This is an adapted excerpt from the May 27 episode of “All In with Chris Hayes.”
We are getting a new look at just how weak strongman President Donald Trump has become as he wins ever-greater control over an ever-shrinking political faction. It’s a toxic dynamic we have seen play out in autocratic regimes and cults throughout history, and now we’re seeing it happen to what remains of the Republican Party.
We saw it in Texas on Tuesday, where reliably conservative Sen. John Cornyn, someone who has almost always voted with Trump, didn’t just lose his Republican primary but got walloped by the president’s candidate, Ken Paxton, the far-right, scandal-ridden state attorney general whose own party impeached him in 2023 for gross corruption. (He was later acquitted by the Texas Senate.)
It was, as The New York Times put it, a rout, with Paxton unseating Cornyn by more than 25 points. It wasn’t even close. It was so not close that the prevailing media narrative is that Trump’s power is only growing within the Republican Party.
Now, more than ever, it’s become clear that Trump is the Republican Party.
After all, this is just the biggest in a string of primary victories for Trump-approved candidates this month. His slate of MAGA challengers unseated six Republican Indiana senators who opposed Trump on gerrymandering.
Next in his crosshairs was Louisiana Sen. Bill Cassidy, who voted for Trump’s impeachment after Jan. 6. He lost his primary, too.
Then it was Kentucky Rep. Thomas Massie, one of the most conservative members of the House. He angered the president by helping to force the release of the Epstein files. He lost to a Trump-endorsed challenger last week.
And now, Trump has unhorsed one of his party’s most-senior senators in Cornyn, a man who tried so hard to stay in the president’s good graces, from eating at a “Trump Burger” joint to posting a photo of himself reading “Art of the Deal.” In the end, it wasn’t enough.
The president told Republicans to vote for Paxton, one of the most notoriously unethical public figures in American politics today. But one thing Paxton has never done is cross the president, and now, more than ever, it’s become clear that Trump is the Republican Party.
As with any toxic relationship, the closer you are to it, the tougher it becomes to see reality clearly. The reality is that while Trump can dictate terms in Republican primaries, he is pulling the party further and further away from what most Americans want.

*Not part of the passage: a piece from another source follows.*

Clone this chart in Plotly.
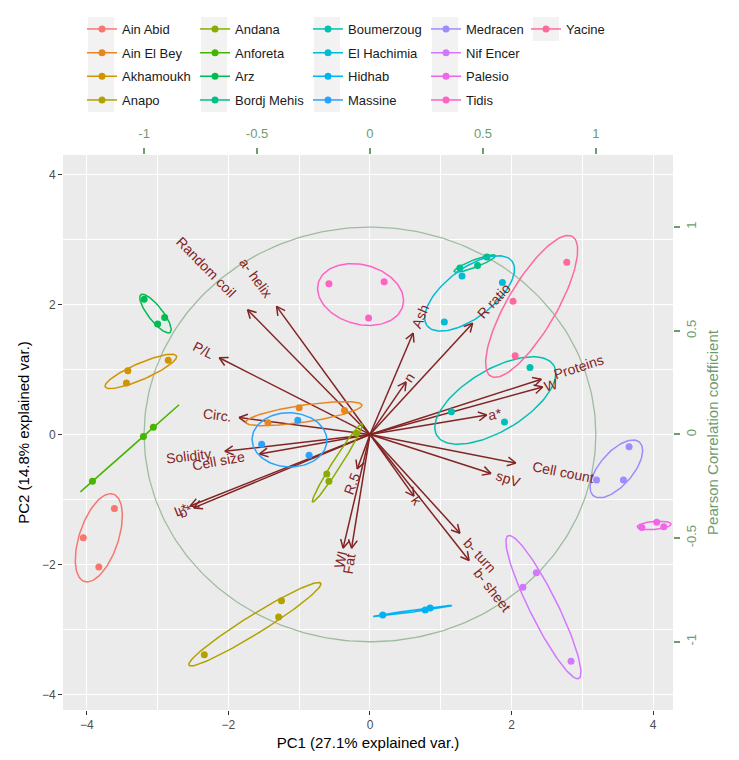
import numpy as np
import plotly.graph_objects as go

# ---- data ---------------------------------------------------------------
groups = ["Ain Abid", "Ain El Bey", "Akhamoukh", "Anapo", "Andana", "Anforeta",
          "Arz", "Bordj Mehis", "Boumerzoug", "El Hachimia", "Hidhab", "Massine",
          "Medracen", "Nif Encer", "Palesio", "Tidis", "Yacine"]

# three replicates per variety (PC1, PC2)
pc1_scores = [
    [-3.61, -4.05, -3.83], [-1.00, -0.36, -1.44], [-3.42, -3.44, -2.85],
    [-1.25, -1.29, -2.34], [-0.61, -0.58, -0.19], [-3.92, -3.20, -3.06],
    [-3.19, -2.90, -3.00], [1.27, 1.52, 1.65], [2.26, 1.15, 1.90],
    [1.30, 1.87, 1.05], [0.18, 0.78, 0.85], [-1.02, -1.53, -0.86],
    [3.66, 3.20, 3.58], [2.35, 2.16, 2.84], [4.05, 3.84, 4.15],
    [-0.58, 0.20, -0.02], [2.78, 2.02, 2.05],
]
pc2_scores = [
    [-1.14, -1.59, -2.04], [0.41, 0.37, 0.18], [0.98, 0.79, 1.14],
    [-2.56, -2.81, -3.39], [-0.61, -0.72, 0.02], [-0.72, -0.03, 0.11],
    [2.08, 1.80, 1.70], [2.56, 2.60, 2.73], [1.03, 0.35, 0.19],
    [2.44, 2.34, 1.73], [-2.78, -2.70, -2.67], [0.22, -0.15, -0.32],
    [-0.19, -0.70, -0.70], [-2.13, -2.35, -3.49], [-1.35, -1.43, -1.42],
    [2.32, 2.35, 1.79], [2.65, 2.05, 1.21],
]

var_names = ["Random coil", "a- helix", "P/L", "Circ.", "Solidity", "Cell size",
             "L*", "b*", "R.5", "WI", "Fat", "k", "b- turn", "b- sheet", "spV",
             "Cell count", "a*", "W", "Proteins", "n", "Ash", "R ratio"]
var_pc1 = [-1.73, -1.32, -2.13, -1.85, -2.05, -1.56, -2.54, -2.49, -0.18, -0.38,
           -0.26, 0.62, 1.27, 1.40, 1.71, 2.06, 1.65, 2.44, 2.42, 0.51, 0.61, 1.45]
var_pc2 = [1.92, 1.97, 1.18, 0.26, -0.26, -0.30, -1.10, -1.13, -0.53, -1.75,
           -1.75, -0.95, -1.52, -1.94, -0.60, -0.44, 0.30, 0.73, 0.85, 0.81, 1.56, 1.71]

corr_ticks = [-1, -0.5, 0, 0.5, 1]

# ---- geometry ------------------------------------------------------------
# the page body has an 8px margin, so the figure is drawn 8px in from the corner
OFF = 8
W, H = 739 - OFF, 760 - OFF
ML, MR, MT, MB = 63 - OFF, 66, 155 - OFF, 50
X_RANGE = [-4.336, 4.28]
Y_RANGE = [-4.24, 4.30]
K = 3.19  # PC units per unit of correlation (radius of the circle)
PLOT_W, PLOT_H = W - ML - MR, H - MT - MB
SX = PLOT_W / (X_RANGE[1] - X_RANGE[0])
SY = PLOT_H / (Y_RANGE[1] - Y_RANGE[0])

ARROW_COL = "#832424"
CORR_COL = "#6f9c6f"
FONT = "Arial, Liberation Sans, sans-serif"
LABEL_SIZE = 14


def px_x(px):
    """page pixel -> paper x"""
    return (px - OFF - ML) / PLOT_W


def px_y(py):
    """page pixel -> paper y"""
    return (H - MB - (py - OFF)) / PLOT_H


def text_width(s, size):
    """rough Arial advance width, in px"""
    narrow = set("iljtfrI.,:;' /*-")
    wide = set("mwMW%")
    caps = set("ABCDEFGHJKLNOPQRSTUVXYZ")
    em = 0.0
    for ch in s:
        if ch in narrow:
            em += 0.29
        elif ch in wide:
            em += 0.85
        elif ch in caps:
            em += 0.69
        else:
            em += 0.54
    return em * size


def hue_colour(h, c=100.0, l=65.0):
    """ggplot2 hue_pal colour (polar LUV -> sRGB hex)."""
    hr = np.radians(h)
    u, v = c * np.cos(hr), c * np.sin(hr)
    xn, yn, zn = 95.047, 100.0, 108.883
    y = yn * ((l + 16) / 116) ** 3
    d = xn + 15 * yn + 3 * zn
    up = u / (13 * l) + 4 * xn / d
    vp = v / (13 * l) + 9 * yn / d
    x = 9 * y * up / (4 * vp)
    z = 3 * y / vp - x / 3 - 5 * y
    m = np.array([[3.2404542, -1.5371385, -0.4985314],
                  [-0.9692660, 1.8760108, 0.0415560],
                  [0.0556434, -0.2040259, 1.0572252]])
    rgb = m @ (np.array([x, y, z]) / 100)
    rgb = np.where(rgb <= 0.0031308, 12.92 * rgb, 1.055 * np.abs(rgb) ** (1 / 2.4) - 0.055)
    rgb = np.clip(rgb, 0, 1)
    return "#%02X%02X%02X" % tuple(int(round(c_ * 255)) for c_ in rgb)


n_groups = len(groups)
colours = [hue_colour(15 + 360 * i / n_groups) for i in range(n_groups)]


def ellipse(xs, ys, prob=0.68, n=120):
    pts = np.column_stack([xs, ys])
    mu = pts.mean(axis=0)
    vals, vecs = np.linalg.eigh(np.cov(pts.T))
    vals = np.clip(vals, 0, None)
    r = np.sqrt(-2 * np.log(1 - prob))
    t = np.linspace(0, 2 * np.pi, n)
    circ = np.column_stack([np.cos(t), np.sin(t)])
    e = mu + r * circ @ (np.diag(np.sqrt(vals)) @ vecs.T)
    return e[:, 0], e[:, 1]


fig = go.Figure()

# correlation circle
t = np.linspace(0, 2 * np.pi, 300)
fig.add_trace(go.Scatter(x=K * np.cos(t), y=K * np.sin(t), mode="lines",
                         line=dict(color="#9fbc9f", width=1.3),
                         showlegend=False, hoverinfo="skip"))

# variable arrows
ax_, ay_ = [], []
head_len, head_ang = 9.5, np.radians(28)
for vx, vy in zip(var_pc1, var_pc2):
    ang = np.arctan2(vy * SY, vx * SX)
    ax_ += [0, vx, None]
    ay_ += [0, vy, None]
    for s in (1, -1):
        a = ang + np.pi + s * head_ang
        ax_ += [vx, vx + head_len * np.cos(a) / SX, None]
        ay_ += [vy, vy + head_len * np.sin(a) / SY, None]
fig.add_trace(go.Scatter(x=ax_, y=ay_, mode="lines",
                         line=dict(color=ARROW_COL, width=1.5),
                         showlegend=False, hoverinfo="skip"))

# points and ellipses per variety
for i, (g, xs, ys) in enumerate(zip(groups, pc1_scores, pc2_scores)):
    col = colours[i]
    leg = "legend" if i == 0 else f"legend{i + 1}"
    fig.add_trace(go.Scatter(x=xs, y=ys, mode="markers", name=g, legendgroup=g,
                             marker=dict(color=col, size=7), showlegend=False,
                             hovertemplate=g + "<br>PC1 %{x}<br>PC2 %{y}<extra></extra>"))
    ex, ey = ellipse(xs, ys)
    fig.add_trace(go.Scatter(x=ex, y=ey, mode="lines", legendgroup=g,
                             line=dict(color=col, width=1.5),
                             showlegend=False, hoverinfo="skip"))
    # legend entry (line + point key, like ggplot)
    fig.add_trace(go.Scatter(x=[None], y=[None], mode="lines+markers", name=g,
                             legendgroup=g, legend=leg,
                             line=dict(color=col, width=1.5),
                             marker=dict(color=col, size=7)))

# invisible trace to switch on the correlation axes
fig.add_trace(go.Scatter(x=[0], y=[0], xaxis="x2", yaxis="y2", mode="markers",
                         marker=dict(size=0, opacity=0), showlegend=False,
                         hoverinfo="skip"))

# variable labels, placed beyond the tip along the arrow like ggbiplot
annotations = []
for name, vx, vy in zip(var_names, var_pc1, var_pc2):
    ang = np.arctan2(vy * SY, vx * SX)
    off = 0.75 * text_width(name, LABEL_SIZE)
    cx = vx + off * np.cos(ang) / SX
    cy = vy + off * np.sin(ang) / SY
    read = np.degrees(ang) if vx >= 0 else np.degrees(ang) + 180
    read = (read + 180) % 360 - 180
    annotations.append(dict(x=cx, y=cy, xref="x", yref="y", text=name,
                            showarrow=False, textangle=-read,
                            xanchor="center", yanchor="middle",
                            font=dict(color=ARROW_COL, size=LABEL_SIZE, family=FONT)))

# legends: 5 columns x 4 rows, column-major like ggplot
col_text_px = [122, 235, 348, 466, 566]
col_box_px = [88, 201, 314, 432, 533]
row_px = [29, 52.7, 76.3, 100]
legends = {}
shapes = []
for i, g in enumerate(groups):
    c, r = divmod(i, 4)
    key = "legend" if i == 0 else f"legend{i + 1}"
    legends[key] = dict(
        x=px_x(col_text_px[c] - 40), xanchor="left",
        y=px_y(row_px[r]), yanchor="middle",
        bgcolor="rgba(0,0,0,0)", borderwidth=0, itemwidth=30,
        font=dict(size=13, color="#1a1a1a", family=FONT),
    )
for c in range(5):
    n_rows = min(4, n_groups - 4 * c)
    top = row_px[0] - 12
    bottom = row_px[n_rows - 1] + 12
    shapes.append(dict(type="rect", xref="paper", yref="paper", layer="below",
                       x0=px_x(col_box_px[c]), x1=px_x(col_box_px[c] + 26),
                       y0=px_y(bottom), y1=px_y(top),
                       fillcolor="#F2F2F2", line=dict(width=0)))

axis_common = dict(showgrid=True, gridcolor="white", gridwidth=1.2, zeroline=False,
                   showline=False, ticks="outside", ticklen=4, tickwidth=1.1,
                   tickcolor="#333333", tickfont=dict(size=12, color="#4d4d4d", family=FONT),
                   tickvals=[-4, -2, 0, 2, 4],
                   minor=dict(showgrid=True, gridcolor="white", gridwidth=0.6, dtick=1,
                              ticks=""))

fig.update_layout(
    width=W, height=H,
    margin=dict(l=ML, r=MR, t=MT, b=MB, autoexpand=False),
    paper_bgcolor="white", plot_bgcolor="#EBEBEB",
    font=dict(family=FONT, size=12),
    hovermode="closest",
    xaxis=dict(axis_common, range=X_RANGE,
               title=dict(text="PC1 (27.1% explained var.)", standoff=6,
                          font=dict(size=15, color="black"))),
    yaxis=dict(axis_common, range=Y_RANGE,
               title=dict(text="PC2 (14.8% explained var.)", standoff=8,
                          font=dict(size=15, color="black"))),
    xaxis2=dict(overlaying="x", side="top", anchor="y",
                range=[X_RANGE[0] / K, X_RANGE[1] / K],
                tickvals=corr_ticks, ticktext=[str(v) for v in corr_ticks],
                showgrid=False, zeroline=False, showline=False,
                ticks="outside", ticklen=6, tickwidth=1.5, tickcolor=CORR_COL,
                ticklabelstandoff=5,
                tickfont=dict(size=13, color=CORR_COL, family=FONT)),
    yaxis2=dict(overlaying="y", side="right", anchor="x",
                range=[Y_RANGE[0] / K, Y_RANGE[1] / K],
                tickvals=corr_ticks, ticktext=[str(v) for v in corr_ticks],
                tickangle=-90,
                showgrid=False, zeroline=False, showline=False,
                ticks="outside", ticklen=6, tickwidth=1.5, tickcolor=CORR_COL,
                tickfont=dict(size=13, color=CORR_COL, family=FONT),
                title=dict(text="Pearson Correlation coefficient", standoff=9,
                           font=dict(size=15, color=CORR_COL))),
    annotations=annotations,
    shapes=shapes,
    **legends,
)

fig.write_html("out.html")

Just look at Starr County, Texas, which sits on the U.S. border with Mexico and has the highest proportion of Hispanic residents compared to any county, according to the 2020 Census.
Starr County famously flipped to Trump in the last election after more than a century of voting Democratic. He won it by 15 points, and it was widely seen as evidence of the president’s strength with Hispanic voters.